Brexit: Freedom of movement ‘will end’ says the government

No 10 has said rules allowing EU nationals to live and work freely in the UK will end in the event of a no-deal Brexit at the end of October.

Theresa May’s government had considered extending freedom of movement to 2021 or allowing EU citizens to stay in the UK for three months before having to apply for a longer stay.

However both those options have now been dropped, in favour of a new approach which will be set out later.

About 3m EU citizens live in the UK.

Freedom of movement allows EU citizens to live and work in other European Union countries.

Asked about the issue, Prime Minister Boris Johnson said the UK would not “become remotely hostile to immigration or immigrants”.

He added that “immigration into the UK will be democratically controlled.”

A Downing Street spokeswoman reiterated the government’s desire for an Australian-style points-based system.

She also added that “tougher criminality rules” for those coming to the UK will be introduced.

Under the withdrawal agreement, negotiated by Theresa May, freedom of movement would have stayed for a two year transition period.

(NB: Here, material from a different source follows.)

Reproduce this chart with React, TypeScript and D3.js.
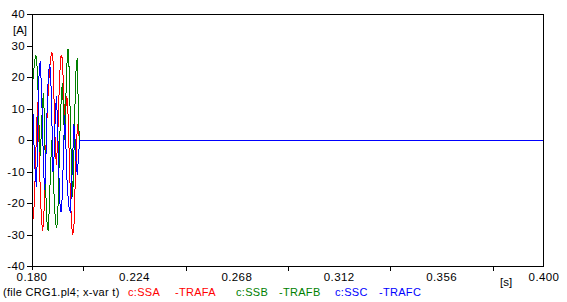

However MPs repeatedly voted down Mrs May’s deal and unless an agreement can be reached the UK will leave without a deal on 31 October.

In a no-deal scenario, those EU citizens with the right to permanent residence in the UK – which is granted after they have lived in the UK for five years – should not see their rights affected.

EU nationals who are already in the UK would be unaffected and can apply for settled status or pre-settled status in the same way as now.

‘Irresponsible and reckless’

The Lib Dems’ home affairs spokesperson Sir Ed Davey accused the government of being “irresponsible and reckless”.

He said “employers up and down the country won’t know what the law is”, adding “this will hugely increase the damage cause by a no-deal Brexit.”

Director of the Migration Observatory Madeleine Sumption said ending freedom of movement could “simply mean ending the role of EU law in governing the rights of EU citizens here and replacing it with UK law”.

However she said it could also mean introducing a new “substantially more restrictive” system.

She said it would be “quite difficult” to enforce any new rules before the process of registering those EU citizens who have already been living in the UK for years has been completed.

BBC home affairs correspondent Danny Shaw said the logistics of the new scheme still had to be worked out.

“You’ve got to remember this: 40 million people arrive from the EU, EU nationals, every year into the UK. So for the ports and airports that will mean enhanced checks if freedom of movement rules are abolished straightaway and that will put quite a burden on the staff working at Britain’s ports and airports.”